Mark – have you seen this http://bit.ly/qG2wsc ? How does it square with your earlier comment in this http://bit.ly/riU3lQ that “This is a minor hiccup, with the Italian Finance Minister not up to scratch with the technical details. This is a tiny wrinkle that will be quickly ironed out” ?
Richard – I guess that the answer to this http://bit.ly/o18H3n is, well, no!
Don’t make me say I told you so.
We’ve been through all this before – and it will be resolved
Let’s see what Mark has to say.
My sources tell me that the article is wrong – the discussions are purely technical and neither country is objecting as reported
You have raised your own hopes far too high
OK, but I will not hold my breath just because Deep Throat said so, and neither should you.
Darren, sigh..ho hum:
Here’s a semi official reply..
Sooooo, where exactly does this leave us http://bit.ly/nQtqrX ?
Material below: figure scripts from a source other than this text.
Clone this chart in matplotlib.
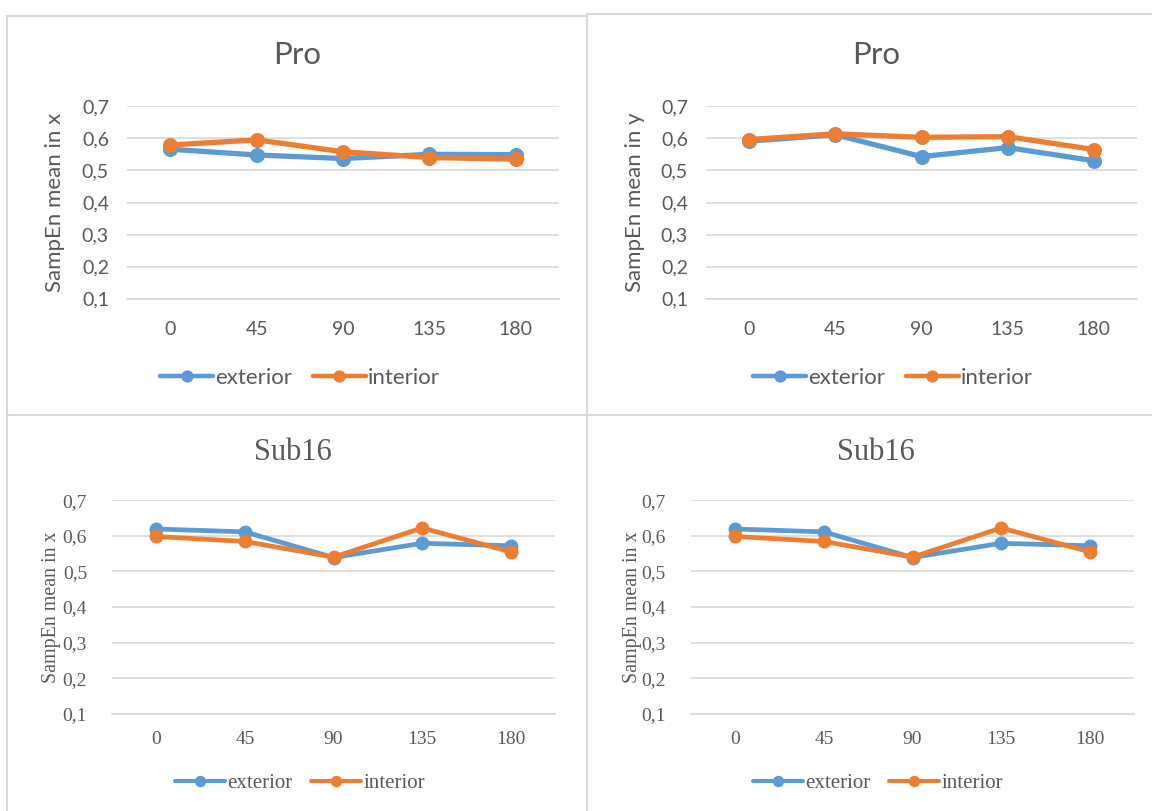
import matplotlib.pyplot as plt
from matplotlib.lines import Line2D

# SampEn means per angle, Pro and Sub16 recordings
angles = ['0', '45', '90', '135', '180']
pro_x_ext = [0.566, 0.548, 0.537, 0.550, 0.549]
pro_x_int = [0.579, 0.595, 0.558, 0.540, 0.535]
pro_y_ext = [0.591, 0.611, 0.543, 0.571, 0.530]
pro_y_int = [0.596, 0.614, 0.603, 0.605, 0.565]
sub_x_ext = [0.619, 0.611, 0.539, 0.579, 0.572]
sub_x_int = [0.598, 0.584, 0.540, 0.622, 0.555]

y_ticks = [0.1, 0.2, 0.3, 0.4, 0.5, 0.6, 0.7]
y_ticklabels = ['0,1', '0,2', '0,3', '0,4', '0,5', '0,6', '0,7']

BLUE = '#5B9BD5'
ORANGE = '#ED7D31'
GRID = '#D9D9D9'
TXT = '#595959'

W, H = 1152, 811
fig = plt.figure(figsize=(W / 100, H / 100), dpi=100)


def rect(l, r, t, b):
    return [l / W, 1 - b / H, (r - l) / W, (b - t) / H]


def panel(box, ext, inte, title, ylab, title_xy, ylab_xy, leg_xy, font, sizes, lw, ms, pads):
    ax = fig.add_axes(rect(*box))
    x = range(len(angles))
    ax.plot(x, ext, color=BLUE, lw=lw, marker='o', ms=ms, label='exterior',
            solid_capstyle='round', solid_joinstyle='round', clip_on=False)
    ax.plot(x, inte, color=ORANGE, lw=lw, marker='o', ms=ms, label='interior',
            solid_capstyle='round', solid_joinstyle='round', clip_on=False)
    ax.set_xlim(-0.5, len(angles) - 0.5)
    ax.set_ylim(0.0995, 0.7005)
    ax.set_yticks(y_ticks)
    ax.set_yticklabels(y_ticklabels)
    ax.set_xticks(list(x))
    ax.set_xticklabels(angles)
    ax.grid(axis='y', color=GRID, lw=1.2)
    ax.set_axisbelow(True)
    for s in ['top', 'right', 'left']:
        ax.spines[s].set_visible(False)
    ax.spines['bottom'].set_color(GRID)
    ax.spines['bottom'].set_linewidth(1.2)
    ax.tick_params(length=0, colors=TXT, labelsize=sizes[1])
    ax.tick_params(axis='y', pad=pads[0])
    ax.tick_params(axis='x', pad=pads[1])
    for t in ax.get_xticklabels() + ax.get_yticklabels():
        t.set_family(font)
    fig.text(title_xy[0] / W, 1 - title_xy[1] / H, title, ha='center', va='center',
             fontsize=sizes[0], color=TXT, family=font)
    fig.text(ylab_xy[0] / W, 1 - ylab_xy[1] / H, ylab, ha='center', va='center',
             rotation=90, fontsize=sizes[2], color=TXT, family=font)
    leg = ax.legend(loc='center', bbox_to_anchor=(leg_xy[0] / W, 1 - leg_xy[1] / H),
                    bbox_transform=fig.transFigure, ncol=2, frameon=False,
                    handlelength=2.4, handletextpad=0.1, columnspacing=0.9,
                    prop={'family': font, 'size': sizes[3]}, labelcolor=TXT)
    for h in leg.legend_handles:
        h.set_markersize(ms * 0.8)
        h.set_linewidth(lw * 0.85)
    return ax


sans = 'Lato'
serif = 'Liberation Serif'

panel((127, 559, 106, 299), pro_x_ext, pro_x_int, 'Pro', 'SampEn mean in x',
      (297, 55), (55, 202), (300, 378), sans, (22.5, 14, 16, 16), 3.8, 9.8, (13, 16))
panel((706, 1137, 106, 299), pro_y_ext, pro_y_int, 'Pro', 'SampEn mean in y',
      (876, 55), (635, 202), (893, 378), sans, (22.5, 14, 16, 16), 3.8, 9.8, (13, 16))
panel((112, 555, 500, 714), sub_x_ext, sub_x_int, 'Sub16', 'SampEn mean in x',
      (293, 452), (52, 607), (300, 783), serif, (22, 14, 14.4, 15), 3.4, 9, (18, 12))
panel((691, 1134, 500, 714), sub_x_ext, sub_x_int, 'Sub16', 'SampEn mean in x',
      (876, 452), (632, 607), (878, 783), serif, (22, 14, 14.4, 15), 3.4, 9, (18, 12))


# light frames around the four chart blocks
def frame(x0, y0, x1, y1):
    fig.add_artist(Line2D([x0 / W, x1 / W], [1 - y0 / H, 1 - y1 / H],
                          color=GRID, lw=1.5, transform=fig.transFigure))


frame(7, 16, 587, 16)
frame(587, 14, W, 14)
frame(7, 16, 7, H)
frame(587, 14, 587, H)
frame(7, 415, W, 415)

fig.savefig('out.png', dpi=100)
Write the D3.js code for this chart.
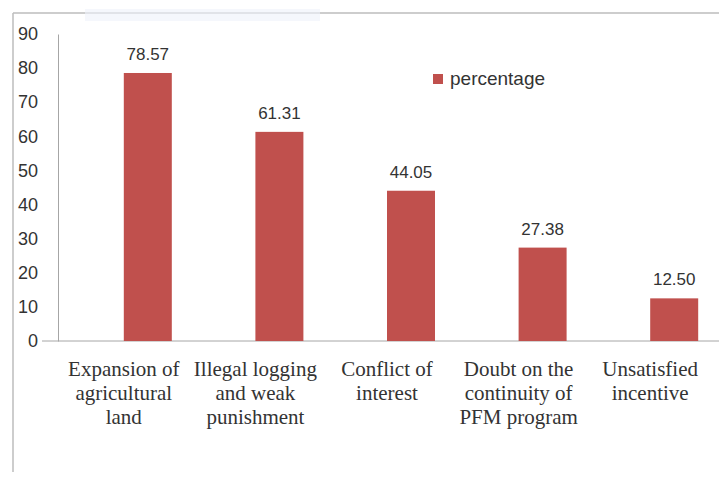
<!DOCTYPE html>
<html>
<head>
<meta charset="utf-8">
<script src="https://cdn.jsdelivr.net/npm/d3@7"></script>
<style>
  body { margin: 0; background: #fff; }
  svg { display: block; }
</style>
</head>
<body>
<svg id="chart" width="719" height="479"></svg>
<script>
const categories = [
    ['Expansion of', 'agricultural', 'land'],
    ['Illegal logging', 'and weak', 'punishment'],
    ['Conflict of', 'interest'],
    ['Doubt on the', 'continuity of', 'PFM program'],
    ['Unsatisfied', 'incentive']
];
const percentage = [78.57, 61.31, 44.05, 27.38, 12.50];
const yTicks = [0, 10, 20, 30, 40, 50, 60, 70, 80, 90];
const seriesName = 'percentage';

const svg = d3.select('#chart');
const barColor = '#C0504D';
const sans = 'Liberation Sans, Arial, sans-serif';

// outer frame (chart is cropped at right and bottom)
svg.append('line')
    .attr('x1', 13).attr('x2', 719).attr('y1', 13).attr('y2', 13)
    .attr('stroke', '#bdbdbd').attr('stroke-width', 1.5);
svg.append('line')
    .attr('x1', 13).attr('x2', 13).attr('y1', 13).attr('y2', 472)
    .attr('stroke', '#bdbdbd').attr('stroke-width', 1.5);

// washed-out title remnant
svg.append('rect')
    .attr('x', 85).attr('y', 9).attr('width', 235).attr('height', 12)
    .attr('fill', '#eef2fa').attr('opacity', 0.6);

const x = d3.scaleBand()
    .domain(d3.range(categories.length))
    .range([58, 716]);

const y = d3.scaleLinear()
    .domain([0, 90])
    .range([341, 34]);

const barWidth = 48;
const barShift = 24; // bars sit right of the category centre

// y axis
const yAxis = svg.append('g')
    .attr('transform', 'translate(58,0)')
    .call(d3.axisLeft(y).tickValues(yTicks).tickSize(0).tickPadding(20));
yAxis.select('.domain').attr('stroke', '#a6a6a6');
yAxis.selectAll('text')
    .attr('font-family', sans)
    .attr('font-size', '18px')
    .attr('fill', '#333');

// baseline
svg.append('line')
    .attr('x1', 42).attr('x2', 719)
    .attr('y1', y(0)).attr('y2', y(0))
    .attr('stroke', '#a6a6a6').attr('stroke-width', 1);

// bars
svg.append('g').selectAll('rect')
    .data(percentage)
    .join('rect')
    .attr('x', (d, i) => x(i) + x.bandwidth() / 2 + barShift - barWidth / 2)
    .attr('y', d => y(d))
    .attr('width', barWidth)
    .attr('height', d => y(0) - y(d))
    .attr('fill', barColor);

// value labels
svg.append('g').selectAll('text')
    .data(percentage)
    .join('text')
    .attr('x', (d, i) => x(i) + x.bandwidth() / 2 + barShift)
    .attr('y', d => y(d) - 13)
    .attr('text-anchor', 'middle')
    .attr('font-family', sans)
    .attr('font-size', '17px')
    .attr('fill', '#333')
    .text(d => d.toFixed(2));

// category labels
const catGroup = svg.append('g');
categories.forEach((lines, i) => {
    const cx = x(i) + x.bandwidth() / 2;
    const t = catGroup.append('text')
        .attr('x', cx)
        .attr('y', 376)
        .attr('text-anchor', 'middle')
        .attr('font-family', 'Liberation Serif, Times New Roman, serif')
        .attr('font-size', '21px')
        .attr('fill', '#333');
    lines.forEach((line, j) => {
        t.append('tspan')
            .attr('x', cx)
            .attr('dy', j === 0 ? 0 : 24)
            .text(line);
    });
});

// legend
const legend = svg.append('g').attr('transform', 'translate(433,74)');
legend.append('rect')
    .attr('width', 10).attr('height', 10)
    .attr('fill', barColor);
legend.append('text')
    .attr('x', 17).attr('y', 11)
    .attr('font-family', sans)
    .attr('font-size', '19px')
    .attr('fill', '#333')
    .text(seriesName);
</script>
</body>
</html>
Mark, I thought this was only a minor technical hicup. Richard, I thought Deep Throat had it all figured out.
Look like the the Luxembourgeois and the Austrians have used the fact that everyone is looking the other way (there is a little crisis going on at the moment) to kick this one vbery far off the field.
Games are being played
But it’s very clear – this is just timing, not substance
What is Mark saying? Still a minor technical glitch?
“Assets under management” does not necessarily mean cash or bonds or income-producing assets. Many “assets under management” do not produce income which is within the scope of the EUSD.
Wait until it is reformed
Are you aware of how extensive the changes are?
Thats why Richard said “assume 40% is invested in fixed income”. Which part of 40% did you not fully get?
Yes I’m aware of the proposals although I don’t think its certain they will go through.
The point I’m making is that the raw statistics don’t tell an accurate story.